The Forex market plays a critical role in global financial stability and economic activity, extending far beyond just trading and speculation. It facilitates international trade, investment, and monetary policy decisions, making it an essential component of the modern economy.

1. Enabling International Trade and Commerce

The Forex market allows businesses and governments to buy and sell goods and services across borders by exchanging currencies efficiently. Without a functioning Forex market, global trade would be far more expensive and inefficient.

  • Example: A Japanese company importing raw materials from Brazil must exchange Japanese yen (JPY) for Brazilian reals (BRL) to complete the transaction.

  • Impact: Forex ensures smooth currency conversion, enabling seamless international commerce and reducing exchange-related costs.

2. Supporting National Economies and Monetary Policy

Governments and central banks actively manage their national currencies through the Forex market to maintain economic stability.

  • Currency Value Management: Countries may devalue or strengthen their currency to influence trade competitiveness.

  • Inflation Control: Central banks adjust interest rates and currency supply to keep inflation under control.

  • Trade Balance Adjustments: Nations intervene in Forex markets to stabilize exports and imports, ensuring a balanced economy.

  • Example: The European Central Bank (ECB) and Federal Reserve (Fed) adjust interest rates, which in turn influence EUR/USD exchange rates, impacting trade and investment flows.

3. Driving Global Investment and Financial Markets

The Forex market connects investors worldwide, allowing capital to flow across borders. Investors use Forex to access foreign markets, manage currency risk, and diversify their portfolios.

  • Example: A U.S. investor buying stocks in the UK must exchange U.S. dollars (USD) for British pounds (GBP) to purchase shares.
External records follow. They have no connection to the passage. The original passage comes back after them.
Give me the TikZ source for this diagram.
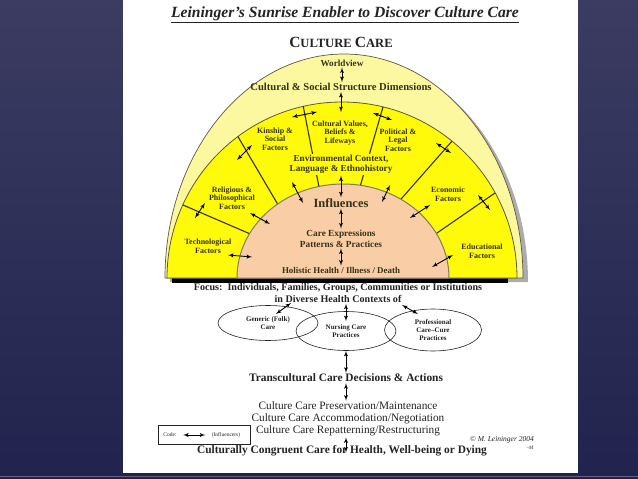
\documentclass[tikz,border=0pt]{standalone}
\usepackage{fontspec}
\setmainfont{Liberation Serif}
\usetikzlibrary{shapes,arrows}

\definecolor{slidetop}{RGB}{60,60,98}
\definecolor{slidebot}{RGB}{33,35,78}
\definecolor{slideline}{RGB}{95,98,135}
\definecolor{sunpale}{RGB}{251,248,160}
\definecolor{sunyellow}{RGB}{255,250,10}
\definecolor{peach}{RGB}{249,206,166}
\definecolor{rim}{RGB}{95,90,60}
\definecolor{txt}{RGB}{55,50,22}
\definecolor{ink}{RGB}{35,35,35}

\newcommand{\fs}[2]{\fontsize{#1}{#2}\selectfont}

\begin{document}
\begin{tikzpicture}[x=1pt, y=-1pt, auto]
  \tikzstyle{factorlbl} = [font=\bfseries\fs{8}{8.7}, text=txt, align=center, inner sep=1pt]
  \tikzstyle{corelbl} = [font=\bfseries\fs{9.3}{11}, text=txt, align=center, inner sep=1pt]
  \tikzstyle{stagelbl} = [font=\bfseries\fs{11.4}{12}, text=ink, align=center, inner sep=1pt]
  \tikzstyle{modelbl} = [font=\fs{11.3}{12}, text=ink, align=center, inner sep=1pt]
  \tikzstyle{practice} = [ellipse, draw=ink, line width=0.6pt,
    font=\bfseries\fs{7}{7.6}, text=ink, align=center, inner sep=0pt]
  \tikzstyle{divider} = [draw=txt, line width=1.1pt, shorten <=-12pt, shorten >=-12pt]
  \tikzstyle{line} = [draw=black, line width=0.9pt, latex'-latex']

  \useasboundingbox (0,0) rectangle (638,479);

  % Slide and page
  \shade [top color=slidetop, bottom color=slidebot] (0,0) rectangle (638,479);
  \fill [white] (123,0) rectangle (578,473);
  \draw [slideline, line width=0.8pt] (0,476.5) -- (638,476.5);

  % Title
  \node [font=\bfseries\itshape\fs{15.6}{17}, text=ink] (title) at (345,15)
    {\underline{Leininger's Sunrise Enabler to Discover Culture Care}};
  \node [font=\bfseries\fs{12.6}{14}, text=ink] (cc) at (341,42)
    {{\fs{15.5}{17}C}ULTURE {\fs{15.5}{17}C}ARE};

  % Sunrise
  \fill [gray!65] (170,282) arc [start angle=180, end angle=360, x radius=179, y radius=224] -- cycle;
  \fill [black] (172,277) rectangle (508,283);
  \path [fill=sunpale, draw=rim, line width=0.7pt]
    (165,278) arc [start angle=180, end angle=360, x radius=179, y radius=224] -- cycle;
  \path [fill=sunyellow, draw=rim, line width=0.8pt]
    (167,278) arc [start angle=180, end angle=360, x radius=175, y radius=176] -- cycle;
  \begin{scope}
    \clip (167,278) arc [start angle=180, end angle=360, x radius=175, y radius=176] -- cycle;
    \foreach \xa/\ya/\xb/\yb in {183/205/248/233, 237/135/277/203, 303/105/319/187,
        383/107/360/187, 453/140/402/198, 495/193/437/233}
      \draw [divider] (\xa,\ya) -- (\xb,\yb);
  \end{scope}
  \path [fill=peach, draw=rim!80, line width=1pt]
    (237,278) arc [start angle=180, end angle=360, x radius=106, y radius=94] -- cycle;

  % Place nodes
  \node [factorlbl, font=\bfseries\fs{9.2}{11}] (wv) at (342,63) {Worldview};
  \node [factorlbl, font=\bfseries\fs{10.6}{12}] (csd) at (341,87) {Cultural \& Social Structure Dimensions};
  \node [factorlbl] (kin) at (275,139) {Kinship \&\\Social\\Factors};
  \node [factorlbl] (val) at (340,133) {Cultural Values,\\Beliefs \&\\Lifeways};
  \node [factorlbl] (pol) at (398,140) {Political \&\\Legal\\Factors};
  \node [factorlbl, font=\bfseries\fs{9.2}{9.5}, fill=sunyellow, inner sep=2pt] (env) at (341,164.5)
    {Environmental Context,\\Language \& Ethnohistory};
  \node [factorlbl] (rel) at (232,198) {Religious \&\\Philosophical\\Factors};
  \node [factorlbl] (tech) at (208,246) {Technological\\Factors};
  \node [factorlbl] (eco) at (448,194) {Economic\\Factors};
  \node [factorlbl] (edu) at (482,251.5) {Educational\\Factors};
  \node [corelbl, font=\bfseries\fs{12.5}{14}] (infl) at (341,203) {Influences};
  \node [corelbl] (care) at (341,238.5) {Care Expressions\\Patterns \& Practices};
  \node [corelbl, font=\bfseries\fs{8.9}{10}] (hol) at (341,270) {Holistic Health / Illness / Death};

  \node [stagelbl, font=\bfseries\fs{10.1}{12}] (focus) at (338,293)
    {Focus:\ \ Individuals, Families, Groups, Communities or Institutions\\in Diverse Health Contexts of};
  \node [practice, minimum width=100, minimum height=35] (gen) at (268,323) {Generic (Folk)\\Care};
  \node [practice, minimum width=100, minimum height=39] (nurse) at (346,331) {Nursing Care\\Practices};
  \node [practice, minimum width=97, minimum height=42] (prof) at (433,330) {Professional\\Care--Cure\\Practices};
  \node [stagelbl] (trans) at (346,378) {Transcultural Care Decisions \& Actions};
  \node [modelbl] (modes) at (348,419)
    {Culture Care Preservation/Maintenance\\Culture Care Accommodation/Negotiation\\Culture Care Repatterning/Restructuring};
  \node [stagelbl] (ccc) at (342,451)
    {Culturally Congruent Care for Health, Well-being or Dying};

  \node [draw=ink, line width=0.5pt, minimum width=92, minimum height=19] (codebox) at (204,435) {};
  \node [font=\fs{5.5}{6}, text=ink] (code) at (170,435) {Code:};
  \node [font=\fs{5.5}{6}, text=ink] (codeinf) at (226,435) {(Influencers)};
  \node [font=\itshape\fs{7.5}{9}, text=ink] (copy) at (502,440) {\textcopyright\ M. Leininger 2004};
  \node [font=\itshape\fs{5}{6}, text=ink] (sig) at (530,448) {--M};

  % Free ends of the influence arrows
  \foreach \n/\x/\y in {arctop/341/112, k1/292/117, k2/317/112, r1/237/160, r2/252/145,
      t1/195/218, t2/205/203, p1/373/113, p2/392/120, e1/436/143, e2/451/153,
      d1/478/195, d2/490/210, tp1/228/255, tp2/252/257, rp1/250/213, rp2/270/224,
      vl1/292/182, vl2/303/203, vr1/390/185, vr2/382/202, ep1/430/205, ep2/410/218,
      dp1/453/255, dp2/432/267, fg1/291/303, fg2/276/314, fp1/402/305, fp2/418/314}
    \coordinate (\n) at (\x,\y);

  % Draw edges
  \path [line] (wv.south) -- (wv.south |- csd.north);
  \path [line] (csd.south -| arctop) -- (arctop);
  \path [line] (env.south -| infl.north) -- (infl.north);
  \path [line] (infl.south) -- (infl.south |- care.north);
  \path [line] (care.south) -- (care.south |- hol.north);
  \foreach \a/\b in {k1/k2, r1/r2, t1/t2, p1/p2, e1/e2, d1/d2, tp1/tp2, rp1/rp2,
      vl1/vl2, vr1/vr2, ep1/ep2, dp1/dp2, fg1/fg2, fp1/fp2}
    \path [line] (\a) -- (\b);
  \path [line, shorten >=-10pt] (focus.south -| nurse.north) -- (nurse.north);
  \path [line] (nurse.south) -- (nurse.south |- trans.north);
  \path [line] (trans.south) -- (trans.south |- modes.north);
  \path [line, shorten >=-8pt] (modes.south -| trans.south) -- (trans.south |- ccc.north);
  \path [line, shorten <=3pt, shorten >=3pt] (code) -- (codeinf);
\end{tikzpicture}
\end{document}
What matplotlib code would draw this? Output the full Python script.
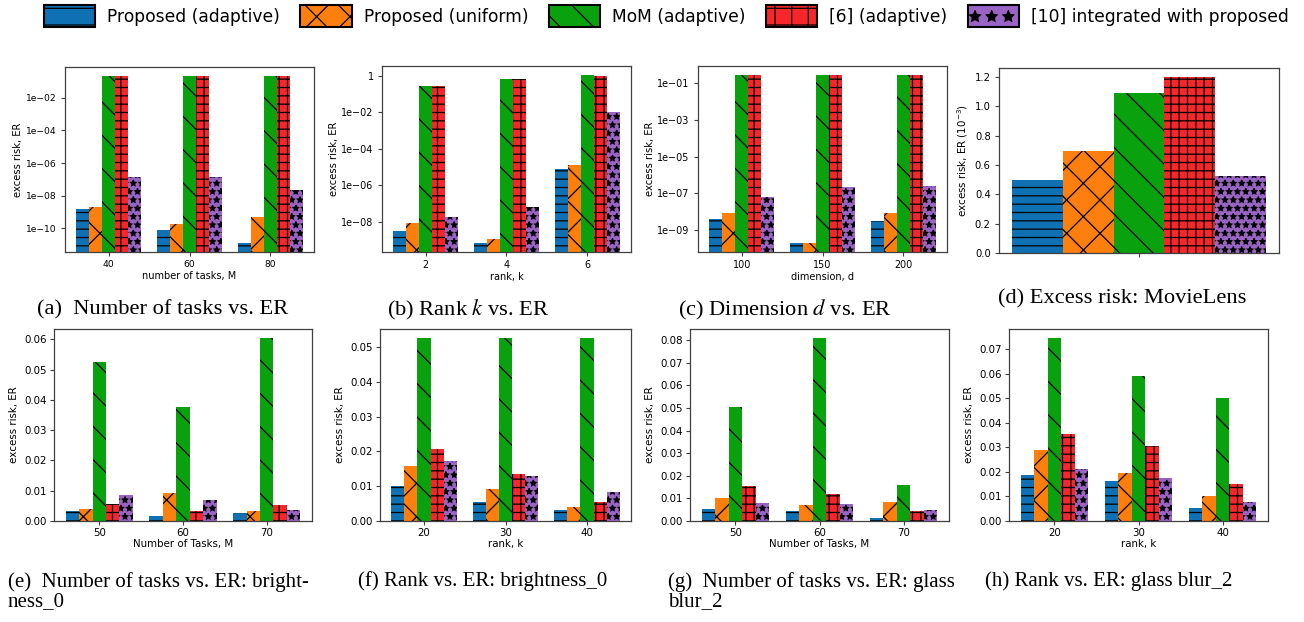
import numpy as np
import matplotlib
matplotlib.use("Agg")
import matplotlib.pyplot as plt
from matplotlib.patches import Patch
from matplotlib import ticker

# ---------------- data ----------------
series_names = ["Proposed (adaptive)", "Proposed (uniform)", "MoM (adaptive)",
                "[6] (adaptive)", "[10] integrated with proposed"]
colors = ["#0f71b3", "#ff7f0e", "#0aa10f", "#f7262a", "#9a64c4"]
hatches = ["--", "x", "\\", "++", "**"]
legend_hatches = ["-", "x", "\\", "+", "*"]

# (a) number of tasks vs ER (synthetic, log)
a_cats = ["40", "60", "80"]
a_vals = [
    [1.45e-9, 8e-11, 1.2e-11],
    [2.0e-9, 1.85e-10, 4.5e-10],
    [0.23, 0.23, 0.23],
    [0.23, 0.23, 0.23],
    [1.4e-7, 1.4e-7, 2.2e-8],
]
a_ticks = [1e-10, 1e-8, 1e-6, 1e-4, 1e-2]

# (b) rank k vs ER (synthetic, log)
b_cats = ["2", "4", "6"]
b_vals = [
    [3.2e-9, 7e-10, 7.8e-6],
    [8.9e-9, 1.2e-9, 1.35e-5],
    [0.27, 0.69, 1.05],
    [0.27, 0.67, 0.92],
    [1.95e-8, 6.9e-8, 0.01],
]
b_ticks = [1e-8, 1e-6, 1e-4, 1e-2, 1]

# (c) dimension d vs ER (synthetic, log)
c_cats = ["100", "150", "200"]
c_vals = [
    [4e-9, 1.95e-10, 3e-9],
    [8.9e-9, 1.95e-10, 8.9e-9],
    [0.3, 0.3, 0.3],
    [0.3, 0.3, 0.3],
    [6.2e-8, 2.1e-7, 2.45e-7],
]
c_ticks = [1e-9, 1e-7, 1e-5, 1e-3, 1e-1]

# (d) MovieLens (units of 1e-3)
d_vals = [0.495, 0.692, 1.089, 1.2, 0.522]

# (e) number of tasks vs ER: brightness_0
e_cats = ["50", "60", "70"]
e_vals = [
    [0.0033, 0.0016, 0.0026],
    [0.0040, 0.0092, 0.0033],
    [0.0524, 0.0376, 0.0604],
    [0.0056, 0.0033, 0.0053],
    [0.0087, 0.0069, 0.0036],
]

# (f) rank vs ER: brightness_0
f_cats = ["20", "30", "40"]
f_vals = [
    [0.0100, 0.0054, 0.0033],
    [0.0158, 0.0092, 0.0040],
    [0.0526, 0.0526, 0.0526],
    [0.0207, 0.0135, 0.0054],
    [0.0172, 0.0130, 0.0083],
]

# (g) number of tasks vs ER: glass blur_2
g_cats = ["50", "60", "70"]
g_vals = [
    [0.0052, 0.0044, 0.0012],
    [0.0102, 0.0071, 0.0084],
    [0.0504, 0.0809, 0.0159],
    [0.0155, 0.0119, 0.0044],
    [0.0080, 0.0075, 0.0049],
]

# (h) rank vs ER: glass blur_2
h_cats = ["20", "30", "40"]
h_vals = [
    [0.0188, 0.0163, 0.0053],
    [0.0289, 0.0196, 0.0103],
    [0.0746, 0.0591, 0.0501],
    [0.0355, 0.0306, 0.0151],
    [0.0212, 0.0177, 0.0077],
]

top_captions = [
    "(a)  Number of tasks vs. ER",
    "(b) Rank $k$ vs. ER",
    "(c) Dimension $d$ vs. ER",
    "(d) Excess risk: MovieLens",
]
bottom_captions = [
    "(e)  Number of tasks vs. ER: bright-\nness_0",
    "(f) Rank vs. ER: brightness_0",
    "(g)  Number of tasks vs. ER: glass\nblur_2",
    "(h) Rank vs. ER: glass blur_2",
]

# ---------------- figure ----------------
W, H = 1304, 622
fig = plt.figure(figsize=(W / 100, H / 100), dpi=100)
plt.rcParams["hatch.linewidth"] = 0.9


def px_axes(x0, y0, x1, y1):
    return fig.add_axes([x0 / W, 1 - y1 / H, (x1 - x0) / W, (y1 - y0) / H])


def style(ax, fs, pad=3.0):
    for s in ax.spines.values():
        s.set_color("#404040")
        s.set_linewidth(0.9)
    ax.tick_params(labelsize=fs, length=3, width=0.8, color="#404040", pad=pad)


BW = 0.16


def grouped(ax, cats, vals, log=False):
    x = np.arange(len(cats))
    if log:
        ax.set_yscale("log")
    for i, v in enumerate(vals):
        ax.bar(x + (i - 2) * BW, v, BW, color=colors[i], hatch=hatches[i],
               edgecolor="black", linewidth=0)
    ax.set_xticks(x)
    ax.set_xticklabels(cats)


def log_axis(ax, ticks, lims):
    ax.set_ylim(*lims)
    ax.yaxis.set_major_locator(ticker.FixedLocator(ticks))
    ax.yaxis.set_major_formatter(ticker.LogFormatter())
    ax.yaxis.set_minor_locator(ticker.NullLocator())


# top row
axa = px_axes(65, 67, 314, 252)
grouped(axa, a_cats, a_vals, log=True)
log_axis(axa, a_ticks, (3.4e-12, 0.8))
style(axa, 6.6)
axa.set_ylabel("excess risk, ER", fontsize=7.2, labelpad=2)
axa.set_xlabel("number of tasks, M", fontsize=7.0, labelpad=1)

axb = px_axes(382, 66, 631, 252)
grouped(axb, b_cats, b_vals, log=True)
log_axis(axb, b_ticks, (2.3e-10, 3.4))
style(axb, 6.9)
axb.set_ylabel("excess risk, ER", fontsize=7.2, labelpad=2)
axb.set_xlabel("rank, k", fontsize=7.0, labelpad=1)

axc = px_axes(698, 66, 947, 252)
grouped(axc, c_cats, c_vals, log=True)
log_axis(axc, c_ticks, (6.3e-11, 0.89))
style(axc, 6.9)
axc.set_ylabel("excess risk, ER", fontsize=7.2, labelpad=2)
axc.set_xlabel("dimension, d", fontsize=7.0, labelpad=1)

axd = px_axes(999, 68, 1279, 253)
for i, v in enumerate(d_vals):
    axd.bar((i - 2) * BW, v, BW, color=colors[i], hatch=hatches[i],
            edgecolor="black", linewidth=0)
axd.set_xticks([0])
axd.set_xticklabels([""])
style(axd, 7.2)
axd.set_ylabel("excess risk, ER ($10^{-3}$)", fontsize=7.4, labelpad=3)

# bottom row
bottom = [
    ((54, 329, 312, 521), e_cats, e_vals, "Number of Tasks, M"),
    ((380, 329, 631, 521), f_cats, f_vals, "rank, k"),
    ((690, 329, 949, 521), g_cats, g_vals, "Number of Tasks, M"),
    ((1009, 329, 1268, 521), h_cats, h_vals, "rank, k"),
]
for box, cats, vals, xl in bottom:
    ax = px_axes(*box)
    grouped(ax, cats, vals)
    style(ax, 7.4, pad=2.0)
    ax.set_ylabel("excess risk, ER", fontsize=7.4, labelpad=4)
    ax.set_xlabel(xl, fontsize=7.4, labelpad=1)

# legend
handles = [Patch(facecolor=colors[i], hatch=legend_hatches[i], edgecolor="black",
                 linewidth=1.5, label=series_names[i]) for i in range(5)]
fig.legend(handles=handles, loc="upper center", bbox_to_anchor=(0.511, 1.016),
           ncol=5, frameon=False, fontsize=12.3, handlelength=3.0,
           handleheight=1.55, columnspacing=1.2, handletextpad=0.7)

# captions
top_pos = [(163, 310), (468, 310), (785, 310), (1122, 299)]
for (cx, cy), txt in zip(top_pos, top_captions):
    fig.text(cx / W, 1 - cy / H, txt, ha="center", va="center",
             family="Liberation Serif", fontsize=16.2, math_fontfamily="stix")

bot_pos = [(8, 592), (358, 581), (668, 592), (985, 581)]
for (cx, cy), txt in zip(bot_pos, bottom_captions):
    fig.text(cx / W, 1 - cy / H, txt, ha="left", va="center",
             family="Liberation Serif", fontsize=15, math_fontfamily="stix",
             linespacing=1.0)

fig.savefig("out.png", dpi=100)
  • Hedging Risk: Multinational corporations and investment funds use Forex to protect against unfavorable currency fluctuations, reducing exposure to currency volatility.

Why Forex Matters

  • Enables global trade by allowing efficient currency exchange.

  • Helps central banks regulate inflation, interest rates, and trade balances.

  • Supports global investment by facilitating cross-border transactions and risk management.

Forex is not just a trading market, it is a fundamental pillar of the global financial system, ensuring that money flows efficiently across borders, supporting economic growth and stability worldwide.